Este 2013 se han cumplido 60 años de la publicación de El llano en llamas, libro de cuentos —algunos de ellos ya publicados antes de 1953 individualmente— que le dieron prestigio y reconocimiento masivo a un Rulfo que realmente nunca estuvo del todo satisfecho de su trabajo, y del que más de alguno terminó destruido por él mismo. Dos años después vendría la novela Pedro Páramo (1955), que es el culmen de su literatura y aparte de ello solo hay otro texto importante, el guión cinematográfico El gallo de oro, que también fue escrito en la década de los cincuenta, pero que no fue publicado sino hasta 1980. Sin duda sus cuentos fueron los que abrieron las puertas al universo rulfiano; el de personajes que la mayor parte de las veces son lacónicos e indiferentes, enmarañados con cierta resignación en su fatalidad y tristeza, en el que los muertos son una presencia siempre punzante.

El germen creativo de Rulfo se halla en los días posrevolucionarios que vivió en su infancia en Apulco y San Gabriel, y a los que se aunó la rebelión cristera de la que su familia salió huyendo. En aquellos momentos habría que escarbar los asesinatos, los pueblos saqueados y abandonados; la desolación de la tierra y la gente, y de lo que Rulfo conservó los personajes que lo impresionaron, que “se me han quedado grabados […] Los hombres poseían una violencia retardada, que les podía surgir en cualquier instante, traían el resabio de la Revolución, venían con ese impulso”. Bajo la apariencia de calma casi siempre se ocultaba una historia de crímenes. Una realidad que hubo de recrear y “no pintar como eran, pero sí revivirlos imaginándolos como yo quería que fueran, e inventarles el modo de hablar”.

Luego de tales tiempos violentos de los que los Rulfo se refugiarían en Guadalajara, tras la muerte de su abuelo y sus padres, Juan terminaría en un orfanatorio del que recordaba su “terrible disciplina, un sistema carcelario. Lo único que aprendí fue a deprimirme; fue una de las épocas de mayor soledad en mi vida”, y de lo que decía no haberse podido curar.

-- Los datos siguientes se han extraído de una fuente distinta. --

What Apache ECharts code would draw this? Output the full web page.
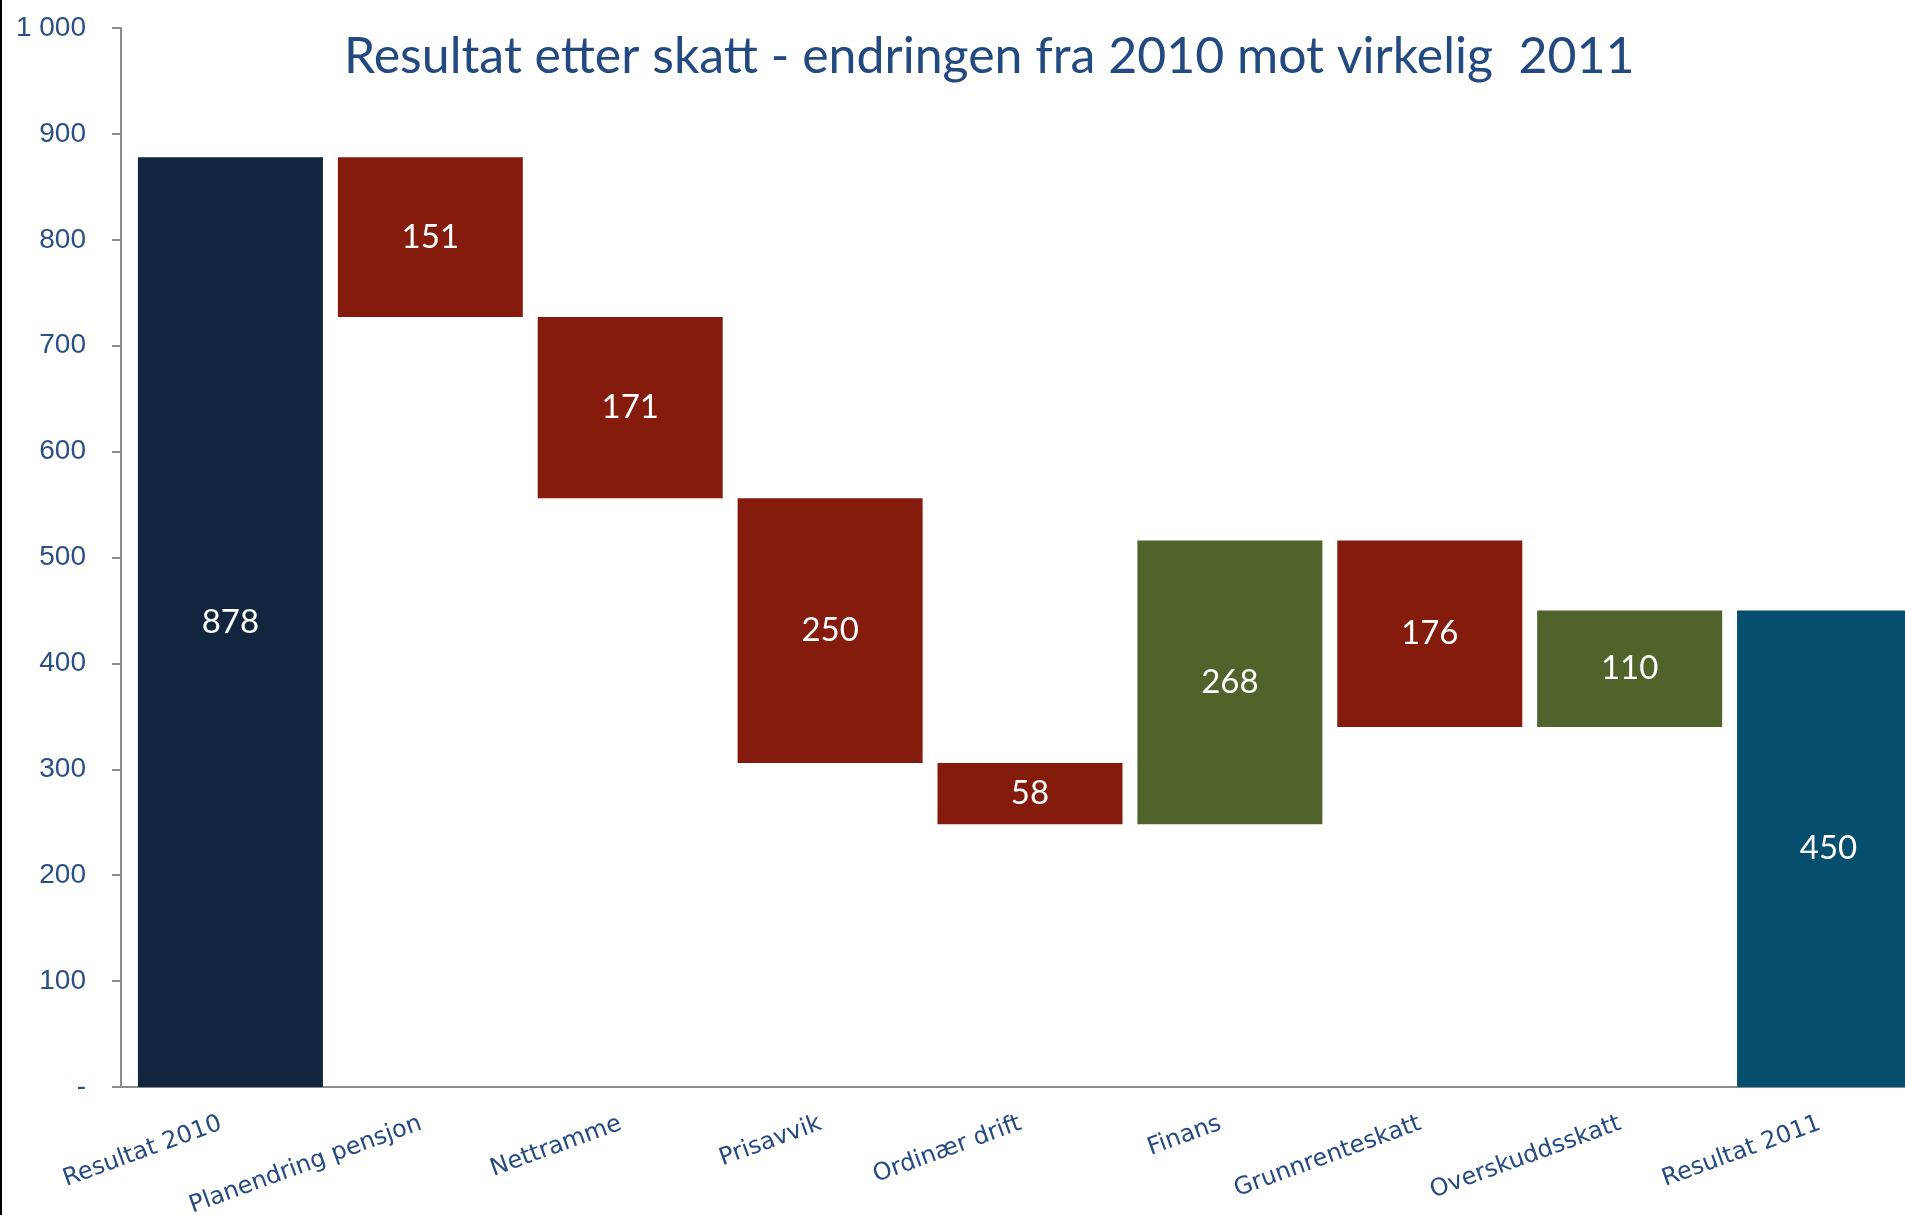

Allí estaban los fantasmas que inspiraron a Rulfo, pero precisamente gracias a la estética con que los revivió es que se hicieron universales. La trascendencia de su creación no radica en las vivencias de unos locales en determinado contexto histórico y social, porque no es tal cosa, sino el enfrentamiento de hombres con su permanente angustia ante una vida que los oprime y estruja, apenas dibujados, insertados en escenarios inciertos y escurridizos, pero con el peso a cuestas del dolor y la soledad humana. Y esto no hubiera sido posible sin la maestría de sencillez incisiva con que narra sus cuentos, de los que solo uno de ellos es más oscuro y etéreo, “Luvina”, del cual es obvio que Rulfo partió para crear el ambiente de distorsión de la realidad y tiempo de Pedro Páramo, que por la genialidad de su estructura opacó en cierta medida a los cuentos, pero que sin ellos, simplemente la otra no hubiera existido.

A Juan Rulfo le bastaron esos dos libros para mostrar su verdad artística de una manera excepcional, aun cuando durante los años siguientes y hasta su muerte se rumoró una segunda novela que jamás llegó. En un ensayo sobre Juan Rulfo, Jorge Ruffinelli dice que sobre la obra y vida del escritor jalisciense hay más leyendas que verdades, “más incertidumbres que certezas, y un aura de misterio que, ante todo, dejaba para siempre sin explicación sus treinta años de silencio literario”. Casi se llegó a creer que sus textos fueron un milagro, obra de la casualidad y no del oficio, y que enmudecía por incapacidad. Tal vez sí, como se piensa, Rulfo tenía miedo de no volver a escribir algo tan valioso; o tal vez fiel a su convicción de que en literatura hay que saber callar, amante de su soledad y en comunión con su sobriedad de lenguaje, ya había dicho todo.